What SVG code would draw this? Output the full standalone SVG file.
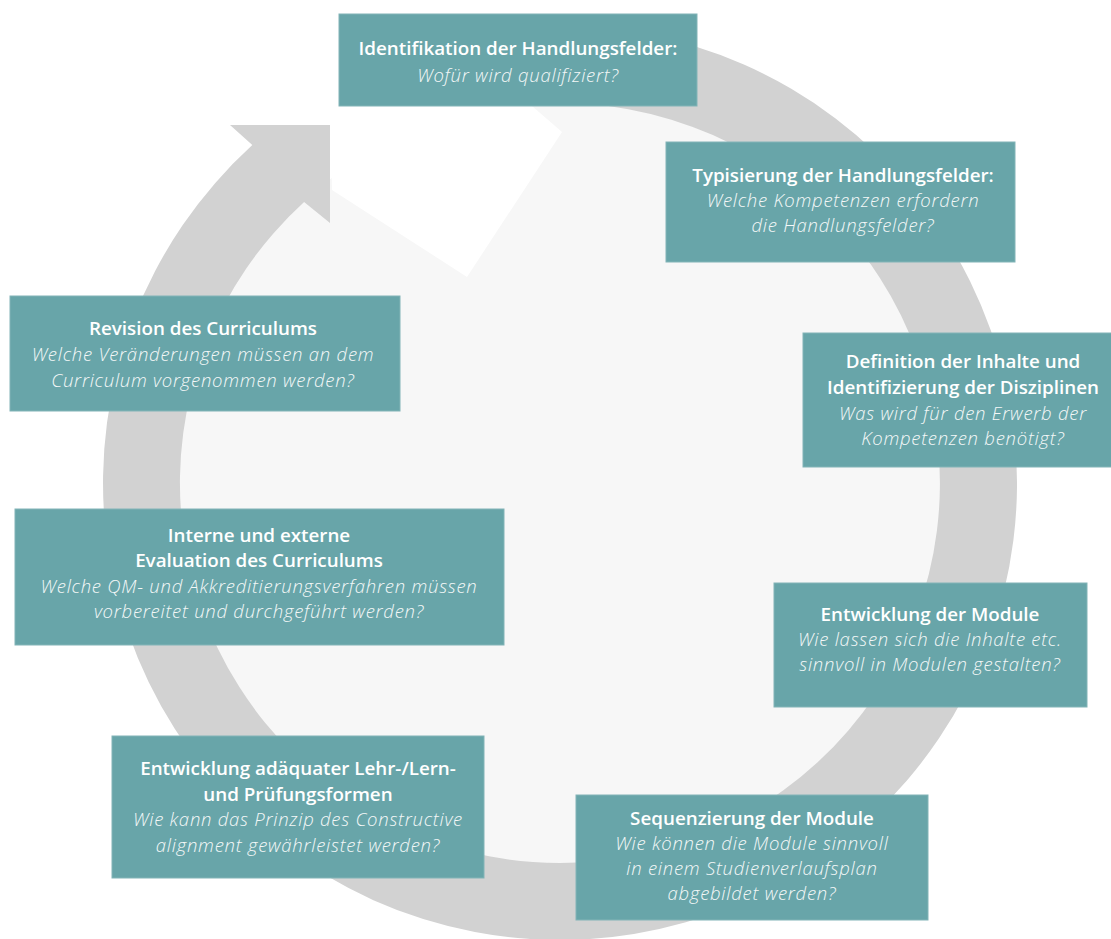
<svg xmlns="http://www.w3.org/2000/svg" width="1111" height="939" viewBox="0 0 1111 939">
  <style>
    .box { fill: #68a5a9; stroke: #82b4b7; stroke-width: 1; }
    .t { font-family: "Open Sans", "Liberation Sans", sans-serif; fill: #ffffff; text-anchor: middle; }
    .h { font-size: 18.8px; font-weight: 540; }
    .q { font-size: 18.5px; font-weight: 300; font-style: italic; letter-spacing: 0.75px; fill: #f4f8f8; }
  </style>

  <rect width="1111" height="939" fill="#ffffff"/>

  <!-- cycle background: light disc, cut-out and circular arrow -->
  <g id="cycle">
    <circle cx="560" cy="483" r="381" fill="#f7f7f7"/>
    <polygon points="330,100 525,100 562,132 467,277 332,190" fill="#ffffff"/>
    <path d="M 536.1 26.6 A 457 457 0 1 1 252.3 145.1 L 230 125 L 330 125 L 330 223 L 304.1 202 A 380 380 0 1 0 540.1 103.5 Z" fill="#d2d2d2"/>
  </g>

  <g id="connectors"></g>

  <g id="node1">
    <rect class="box" x="339" y="14" width="358" height="92"/>
    <text class="t h" x="518" y="55">Identifikation der Handlungsfelder:</text>
    <text class="t q" x="518" y="82">Wofür wird qualifiziert?</text>
  </g>

  <g id="node2">
    <rect class="box" x="666" y="142" width="349" height="120"/>
    <text class="t h" x="843" y="182">Typisierung der Handlungsfelder:</text>
    <text class="t q" x="843" y="207">Welche Kompetenzen erfordern</text>
    <text class="t q" x="843" y="232">die Handlungsfelder?</text>
  </g>

  <g id="node3">
    <rect class="box" x="803" y="333" width="322" height="134"/>
    <text class="t h" x="963" y="368">Definition der Inhalte und</text>
    <text class="t h" x="963" y="394">Identifizierung der Disziplinen</text>
    <text class="t q" x="963" y="420">Was wird für den Erwerb der</text>
    <text class="t q" x="963" y="445">Kompetenzen benötigt?</text>
  </g>

  <g id="node4">
    <rect class="box" x="774" y="583" width="313" height="124"/>
    <text class="t h" x="930" y="621">Entwicklung der Module</text>
    <text class="t q" x="930" y="646">Wie lassen sich die Inhalte etc.</text>
    <text class="t q" x="930" y="671">sinnvoll in Modulen gestalten?</text>
  </g>

  <g id="node5">
    <rect class="box" x="576" y="795" width="352" height="125"/>
    <text class="t h" x="752" y="825">Sequenzierung der Module</text>
    <text class="t q" x="752" y="850">Wie können die Module sinnvoll</text>
    <text class="t q" x="752" y="875">in einem Studienverlaufsplan</text>
    <text class="t q" x="752" y="900">abgebildet werden?</text>
  </g>

  <g id="node6">
    <rect class="box" x="112" y="736" width="372" height="142"/>
    <text class="t h" x="298" y="775">Entwicklung adäquater Lehr-/Lern-</text>
    <text class="t h" x="298" y="801">und Prüfungsformen</text>
    <text class="t q" x="298" y="826">Wie kann das Prinzip des Constructive</text>
    <text class="t q" x="298" y="852">alignment gewährleistet werden?</text>
  </g>

  <g id="node7">
    <rect class="box" x="15" y="509" width="489" height="136"/>
    <text class="t h" x="259" y="542">Interne und externe</text>
    <text class="t h" x="259" y="567">Evaluation des Curriculums</text>
    <text class="t q" x="259" y="593">Welche QM- und Akkreditierungsverfahren müssen</text>
    <text class="t q" x="259" y="618">vorbereitet und durchgeführt werden?</text>
  </g>

  <g id="node8">
    <rect class="box" x="10" y="296" width="390" height="115"/>
    <text class="t h" x="203" y="335">Revision des Curriculums</text>
    <text class="t q" x="203" y="361">Welche Veränderungen müssen an dem</text>
    <text class="t q" x="203" y="387">Curriculum vorgenommen werden?</text>
  </g>
</svg>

= = =

> _PROBLEM DESCRIPTION_
Output a faithful copy of the data, with each picture left out.

> _WORKED SOLUTION_
What SVG code would draw this? Output the full standalone SVG file.
<svg xmlns="http://www.w3.org/2000/svg" width="1111" height="939" viewBox="0 0 1111 939">
  <style>
    .box { fill: #68a5a9; stroke: #82b4b7; stroke-width: 1; }
    .t { font-family: "Open Sans", "Liberation Sans", sans-serif; fill: #ffffff; text-anchor: middle; }
    .h { font-size: 18.8px; font-weight: 540; }
    .q { font-size: 18.5px; font-weight: 300; font-style: italic; letter-spacing: 0.75px; fill: #f4f8f8; }
  </style>

  <rect width="1111" height="939" fill="#ffffff"/>

  <!-- cycle background: light disc, cut-out and circular arrow -->
  <g id="cycle">
    <circle cx="560" cy="483" r="381" fill="#f7f7f7"/>
    <polygon points="330,100 525,100 562,132 467,277 332,190" fill="#ffffff"/>
    <path d="M 536.1 26.6 A 457 457 0 1 1 252.3 145.1 L 230 125 L 330 125 L 330 223 L 304.1 202 A 380 380 0 1 0 540.1 103.5 Z" fill="#d2d2d2"/>
  </g>

  <g id="connectors"></g>

  <g id="node1">
    <rect class="box" x="339" y="14" width="358" height="92"/>
    <text class="t h" x="518" y="55">Identifikation der Handlungsfelder:</text>
    <text class="t q" x="518" y="82">Wofür wird qualifiziert?</text>
  </g>

  <g id="node2">
    <rect class="box" x="666" y="142" width="349" height="120"/>
    <text class="t h" x="843" y="182">Typisierung der Handlungsfelder:</text>
    <text class="t q" x="843" y="207">Welche Kompetenzen erfordern</text>
    <text class="t q" x="843" y="232">die Handlungsfelder?</text>
  </g>

  <g id="node3">
    <rect class="box" x="803" y="333" width="322" height="134"/>
    <text class="t h" x="963" y="368">Definition der Inhalte und</text>
    <text class="t h" x="963" y="394">Identifizierung der Disziplinen</text>
    <text class="t q" x="963" y="420">Was wird für den Erwerb der</text>
    <text class="t q" x="963" y="445">Kompetenzen benötigt?</text>
  </g>

  <g id="node4">
    <rect class="box" x="774" y="583" width="313" height="124"/>
    <text class="t h" x="930" y="621">Entwicklung der Module</text>
    <text class="t q" x="930" y="646">Wie lassen sich die Inhalte etc.</text>
    <text class="t q" x="930" y="671">sinnvoll in Modulen gestalten?</text>
  </g>

  <g id="node5">
    <rect class="box" x="576" y="795" width="352" height="125"/>
    <text class="t h" x="752" y="825">Sequenzierung der Module</text>
    <text class="t q" x="752" y="850">Wie können die Module sinnvoll</text>
    <text class="t q" x="752" y="875">in einem Studienverlaufsplan</text>
    <text class="t q" x="752" y="900">abgebildet werden?</text>
  </g>

  <g id="node6">
    <rect class="box" x="112" y="736" width="372" height="142"/>
    <text class="t h" x="298" y="775">Entwicklung adäquater Lehr-/Lern-</text>
    <text class="t h" x="298" y="801">und Prüfungsformen</text>
    <text class="t q" x="298" y="826">Wie kann das Prinzip des Constructive</text>
    <text class="t q" x="298" y="852">alignment gewährleistet werden?</text>
  </g>

  <g id="node7">
    <rect class="box" x="15" y="509" width="489" height="136"/>
    <text class="t h" x="259" y="542">Interne und externe</text>
    <text class="t h" x="259" y="567">Evaluation des Curriculums</text>
    <text class="t q" x="259" y="593">Welche QM- und Akkreditierungsverfahren müssen</text>
    <text class="t q" x="259" y="618">vorbereitet und durchgeführt werden?</text>
  </g>

  <g id="node8">
    <rect class="box" x="10" y="296" width="390" height="115"/>
    <text class="t h" x="203" y="335">Revision des Curriculums</text>
    <text class="t q" x="203" y="361">Welche Veränderungen müssen an dem</text>
    <text class="t q" x="203" y="387">Curriculum vorgenommen werden?</text>
  </g>
</svg>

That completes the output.